Le 14 février dernier une vidéo pour la lutte contre la malnutrition des enfants dans le monde a été bloquée un temps sur Youtube en raison d’une hypothétique violation des droits d’auteurs.
Le content ID de Youtube bloque une vidéo licite
Le joueur de football mondialement connu Zlatan Ibrahimovic à lors du dernier match contre Caen bravé les interdits et retiré son maillot laissant découvrir une série de tatouages temporaires représentant des noms d’enfants. Le but de cette manoeuvre étant d’exprimer la solidarité envers les 805 millions d’enfants souffrant de la faim dans le monde. Cette action faisait en fait partie d’un programme lancé par l’ONU dans le cadre du Programme Alimentaire Mondial, dont le but était de faire un clip vidéo de sensibilisation en utilisant l’image de Zlatan un des joueurs les plus connus au monde afin de toucher la sensibilité des différentes populations de la planète.
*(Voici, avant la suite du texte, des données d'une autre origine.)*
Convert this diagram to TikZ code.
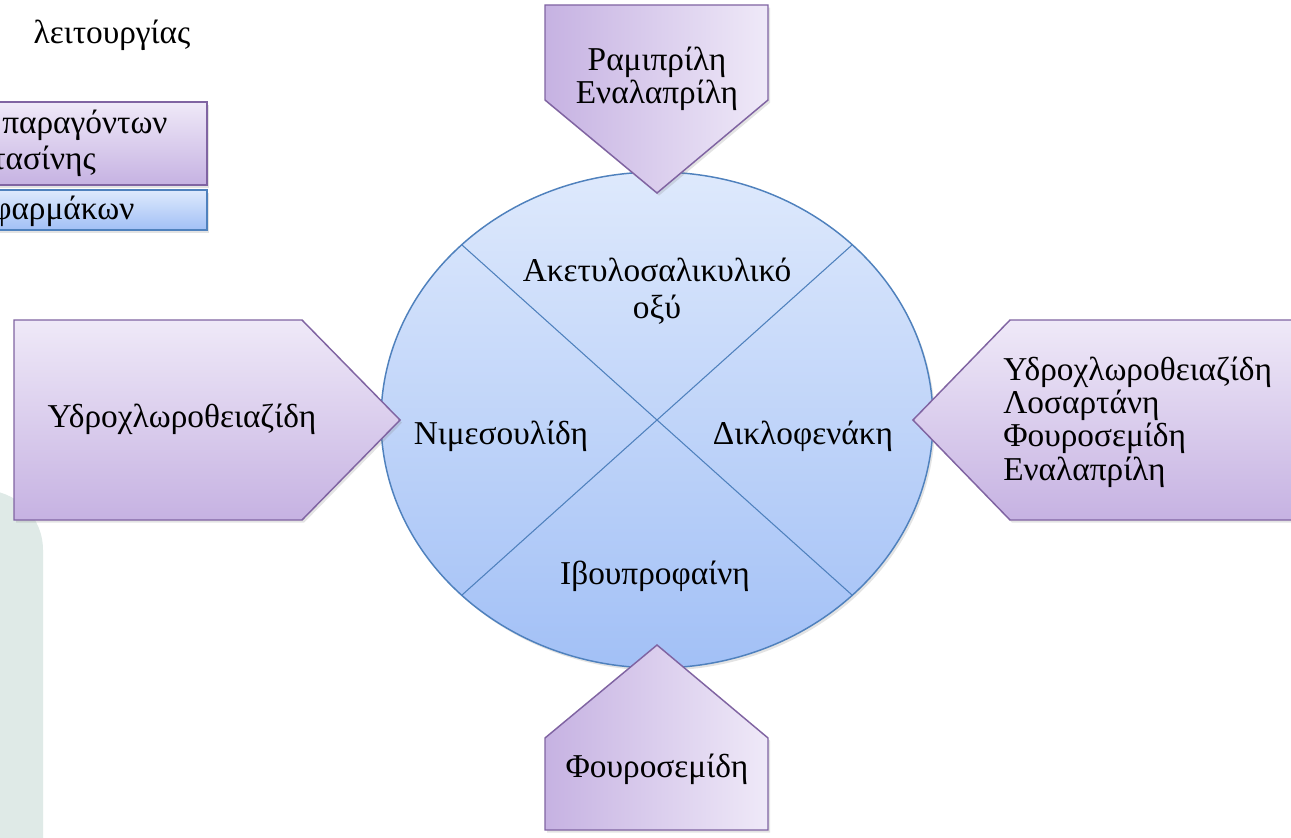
\documentclass[tikz,border=0pt]{standalone}
\usepackage{fontspec}
\setmainfont{Liberation Serif}
\usetikzlibrary{shadows}
\definecolor{pborder}{HTML}{8064A2}
\definecolor{plight}{HTML}{EFE9F8}
\definecolor{pdark}{HTML}{C6B2E2}
\definecolor{bborder}{HTML}{4F81BD}
\definecolor{blight}{HTML}{DEE9FC}
\definecolor{bdark}{HTML}{A2C0F6}
\definecolor{greenbg}{HTML}{DFEAE7}
\begin{document}
\begin{tikzpicture}[x=0.75pt,y=-0.75pt,
  shd/.style={drop shadow={opacity=0.22,shadow xshift=1.5pt,shadow yshift=-2pt}},
  pshape/.style={draw=pborder, line width=1.1pt, line join=miter, shd},
  bshape/.style={draw=bborder, line width=1.1pt, shd},
  lbl/.style={font=\fontsize{25}{25}\selectfont, inner sep=0pt, align=center},
  llbl/.style={font=\fontsize{25}{25}\selectfont, inner sep=0pt, align=left},
]
\useasboundingbox (0,0) rectangle (1291,838);
\clip (0,0) rectangle (1291,838);
\fill[white] (0,0) rectangle (1291,838);

% faint background panel at the left edge
\fill[greenbg, rounded corners=45pt] (-100,490) rectangle (43,900);

% top-left fragments
\node[lbl, anchor=center] (tl) at (112,35) {λειτουργίας};
\path[pshape, top color=plight, bottom color=pdark] (-20,102) rectangle (207,185);
\path[bshape, top color=blight, bottom color=bdark] (-20,190) rectangle (207,230);
\node[lbl, anchor=base west] (tl1) at (2,134) {παραγόντων};
\node[lbl, anchor=base west] (tl2) at (-8,170) {τασίνης};
\node[lbl, anchor=base west] (tl3) at (-8,219) {φαρμάκων};

% central circle
\path[draw=bborder, line width=1.1pt, top color=blight, bottom color=bdark, shd]
  (657,420) ellipse [x radius=207pt, y radius=186pt];
\coordinate (c) at (657,420);
\coordinate (ul) at (462,245);
\coordinate (ur) at (852,245);
\coordinate (ll) at (462,595);
\coordinate (lr) at (852,595);
\draw[bborder, line width=0.8pt] (ul) -- (lr);
\draw[bborder, line width=0.8pt] (ur) -- (ll);

% arrow pentagons
\path[pshape, top color=plight, bottom color=pdark]
  (14,320) -- (302,320) -- (400,420) -- (302,520) -- (14,520) -- cycle;
\path[pshape, top color=plight, bottom color=pdark]
  (1299,320) -- (1010,320) -- (913,420) -- (1010,520) -- (1299,520) -- cycle;
\path[pshape, left color=pdark, right color=plight]
  (545,5) -- (768,5) -- (768,100) -- (657,193) -- (545,100) -- cycle;
\path[pshape, left color=pdark, right color=plight]
  (545,830) -- (545,738) -- (657,645) -- (768,738) -- (768,830) -- cycle;

% circle labels
\node[lbl, font=\fontsize{25}{28}\selectfont] (asa) at (657,291) {Ακετυλοσαλικυλικό\\οξύ};
\node[lbl] (nim) at (501,436) {Νιμεσουλίδη};
\node[lbl] (dic) at (803,436) {Δικλοφενάκη};
\node[lbl] (ibu) at (655,576) {Ιβουπροφαίνη};

% pentagon labels
\node[lbl] (left) at (182,419) {Υδροχλωροθειαζίδη};
\node[lbl] (top) at (657,79) {Ραμιπρίλη\\Εναλαπρίλη};
\node[lbl] (bot) at (657,769) {Φουροσεμίδη};
\node[llbl, anchor=west] (right) at (1003,422) {Υδροχλωροθειαζίδη\\Λοσαρτάνη\\Φουροσεμίδη\\Εναλαπρίλη};
\end{tikzpicture}
\end{document}
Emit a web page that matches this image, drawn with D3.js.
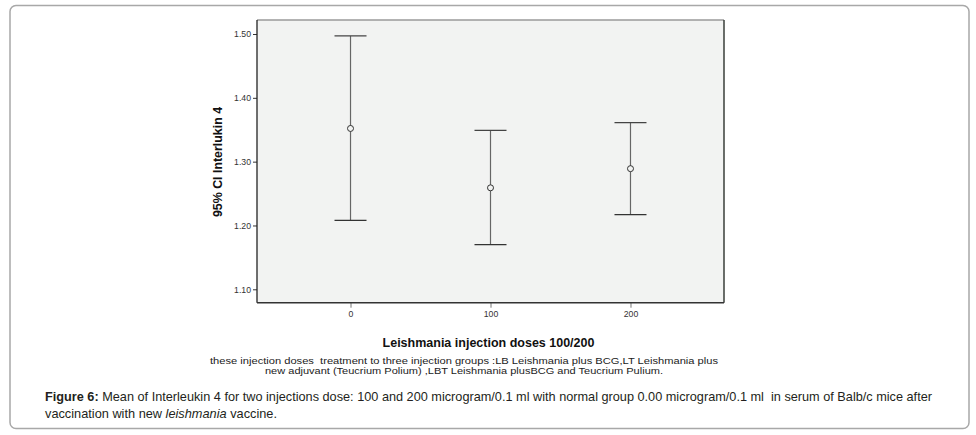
<!DOCTYPE html>
<html>
<head>
<meta charset="utf-8">
<script src="https://cdn.jsdelivr.net/npm/d3@7"></script>
<style>
  html, body { margin: 0; padding: 0; background: #fff; }
  svg { display: block; }
  svg text { white-space: pre; }
</style>
</head>
<body>
<svg id="chart" width="976" height="435"></svg>
<script>
const categories = ["0", "100", "200"];
const means = [1.352, 1.259, 1.289];
const lowerCI = [1.208, 1.170, 1.217];
const upperCI = [1.497, 1.349, 1.361];
const yTicks = [1.10, 1.20, 1.30, 1.40, 1.50];
const yTitle = "95% CI Interlukin 4";
const xTitle = "Leishmania injection doses 100/200";
const noteLines = [
  "these injection doses  treatment to three injection groups :LB Leishmania plus BCG,LT Leishmania plus",
  "new adjuvant (Teucrium Polium) ,LBT Leishmania plusBCG and Teucrium Pulium."
];

const svg = d3.select("#chart");
const F = "'Liberation Sans', Arial, sans-serif";

// outer rounded frame
svg.append("rect").attr("x", 10).attr("y", 5.5).attr("width", 959).attr("height", 423)
  .attr("rx", 6).attr("fill", "#fff").attr("stroke", "#a8a8a8").attr("stroke-width", 1.5);

const plot = { left: 257, right: 724, top: 20, bottom: 302.7 };

const x = d3.scalePoint().domain(categories).range([plot.left, plot.right]).padding(0.668);
const y = d3.scaleLinear().domain([1.10, 1.50]).range([289.3, 34]);

// plot background
svg.append("rect").attr("x", plot.left).attr("y", plot.top)
  .attr("width", plot.right - plot.left).attr("height", plot.bottom - plot.top)
  .attr("fill", "#f2f3f2");
// top and right frame lines
svg.append("line").attr("x1", plot.left).attr("x2", plot.right).attr("y1", plot.top).attr("y2", plot.top)
  .attr("stroke", "#9a9a9a").attr("stroke-width", 1.5);
svg.append("line").attr("x1", plot.right).attr("x2", plot.right).attr("y1", plot.top).attr("y2", plot.bottom)
  .attr("stroke", "#3a3f3a").attr("stroke-width", 1.5);

// y axis
const yAxis = d3.axisLeft(y).tickValues(yTicks).tickFormat(d3.format(".2f")).tickSize(4).tickPadding(2);
const gy = svg.append("g").attr("transform", `translate(${plot.left},0)`).call(yAxis);
gy.select(".domain").remove();
gy.append("line").attr("x1", 0).attr("x2", 0).attr("y1", plot.top).attr("y2", plot.bottom)
  .attr("stroke", "#222").attr("stroke-width", 1.3);
gy.selectAll(".tick line").attr("stroke", "#333");
gy.selectAll(".tick text").attr("font-family", F).attr("font-size", "8.7px").attr("fill", "#333");

// x axis
const xAxis = d3.axisBottom(x).tickSize(5).tickPadding(3);
const gx = svg.append("g").attr("transform", `translate(0,${plot.bottom})`).call(xAxis);
gx.select(".domain").remove();
gx.append("line").attr("x1", plot.left).attr("x2", plot.right).attr("y1", 0).attr("y2", 0)
  .attr("stroke", "#333").attr("stroke-width", 1.5);
gx.selectAll(".tick line").attr("stroke", "#777");
gx.selectAll(".tick text").attr("font-family", F).attr("font-size", "8.7px").attr("fill", "#333");

// error bars
const data = categories.map((c, i) => ({ c, m: means[i], lo: lowerCI[i], hi: upperCI[i] }));
const cap = 16;
const g = svg.append("g");
g.selectAll(".stem").data(data).join("line").attr("class", "stem")
  .attr("x1", d => x(d.c)).attr("x2", d => x(d.c))
  .attr("y1", d => y(d.hi)).attr("y2", d => y(d.lo))
  .attr("stroke", "#666").attr("stroke-width", 1.2);
g.selectAll(".capHi").data(data).join("line").attr("class", "capHi")
  .attr("x1", d => x(d.c) - cap).attr("x2", d => x(d.c) + cap)
  .attr("y1", d => y(d.hi)).attr("y2", d => y(d.hi))
  .attr("stroke", "#444").attr("stroke-width", 1.2);
g.selectAll(".capLo").data(data).join("line").attr("class", "capLo")
  .attr("x1", d => x(d.c) - cap).attr("x2", d => x(d.c) + cap)
  .attr("y1", d => y(d.lo)).attr("y2", d => y(d.lo))
  .attr("stroke", "#333").attr("stroke-width", 1.2);
g.selectAll(".mean").data(data).join("circle").attr("class", "mean")
  .attr("cx", d => x(d.c)).attr("cy", d => y(d.m)).attr("r", 3)
  .attr("fill", "#f2f3f2").attr("stroke", "#333").attr("stroke-width", 1);

// axis titles
svg.append("text").attr("transform", "translate(222,162) rotate(-90)")
  .attr("text-anchor", "middle").attr("font-family", F).attr("font-weight", "bold")
  .attr("font-size", "12.4px").attr("fill", "#111").text(yTitle);
svg.append("text").attr("x", 488.5).attr("y", 347.3)
  .attr("text-anchor", "middle").attr("font-family", F).attr("font-weight", "bold")
  .attr("font-size", "12.5px").attr("fill", "#111").text(xTitle);

// note lines
const noteLayout = [{ x: 210, y: 364, w: 508 }, { x: 265, y: 373.5, w: 398 }];
noteLines.forEach((t, i) => {
  svg.append("text").attr("x", noteLayout[i].x).attr("y", noteLayout[i].y)
    .attr("font-family", F).attr("font-size", "9px").attr("fill", "#222")
    .attr("textLength", noteLayout[i].w).attr("lengthAdjust", "spacingAndGlyphs")
    .text(t);
});

// caption
const c1 = svg.append("text").attr("x", 45).attr("y", 401)
  .attr("font-family", F).attr("font-size", "13px").attr("fill", "#231f20")
  .attr("textLength", 887).attr("lengthAdjust", "spacingAndGlyphs");
c1.append("tspan").attr("font-weight", "bold").text("Figure 6:");
c1.append("tspan").text(" Mean of Interleukin 4 for two injections dose: 100 and 200 microgram/0.1 ml with normal group 0.00 microgram/0.1 ml  in serum of Balb/c mice after");
const c2 = svg.append("text").attr("x", 45).attr("y", 417.5)
  .attr("font-family", F).attr("font-size", "13px").attr("fill", "#231f20")
  .attr("textLength", 232).attr("lengthAdjust", "spacingAndGlyphs");
c2.append("tspan").text("vaccination with new ");
c2.append("tspan").attr("font-style", "italic").text("leishmania");
c2.append("tspan").text(" vaccine.");
</script>
</body>
</html>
Dans ce clip vidéo diffusé sur Youtube tourné principalement dans les vestiaires du Parc des Princes avec l’autorisation du PSG, les images du but marqué contre Caen et de Zlatan retirant son maillot à cette occasion, laissant apparaitre la série de tatouages temporaires ont été exploitées.
Problème quelques heures après la diffusion de la campagne publicitaire les internautes tombaient sur un message leur indiquant « cette vidéo inclut du contenu de LFP, qui l’a bloqué (sic) pour des raisons de droit d’auteur ». En effet, la vidéo a été détectée par le robocopiright de Youtube. Il s’agit d’un filtre de détection utilisé par Youtube appelé Content ID permettant d’analyser les contenus mis en ligne par les internautes et de vérifier qu’ils ne violent pas le droit d’auteur. Youtube propose ce service aux ayant droits qui vont par ce biais signer leur contenu audiovisuel d’une empreinte numérique invisible qui pourra être détectée par les filtres de Youtube et de Dailymotion pour bloquer toute vidéo qui aurait une signature identique et ainsi assurer une exclusivité sur les images. Ce service fonctionne de manière automatique et permet aux titulaires de droits d’auteur de bloquer presque immédiatement les vidéos qui leur paraîtraient suspectes.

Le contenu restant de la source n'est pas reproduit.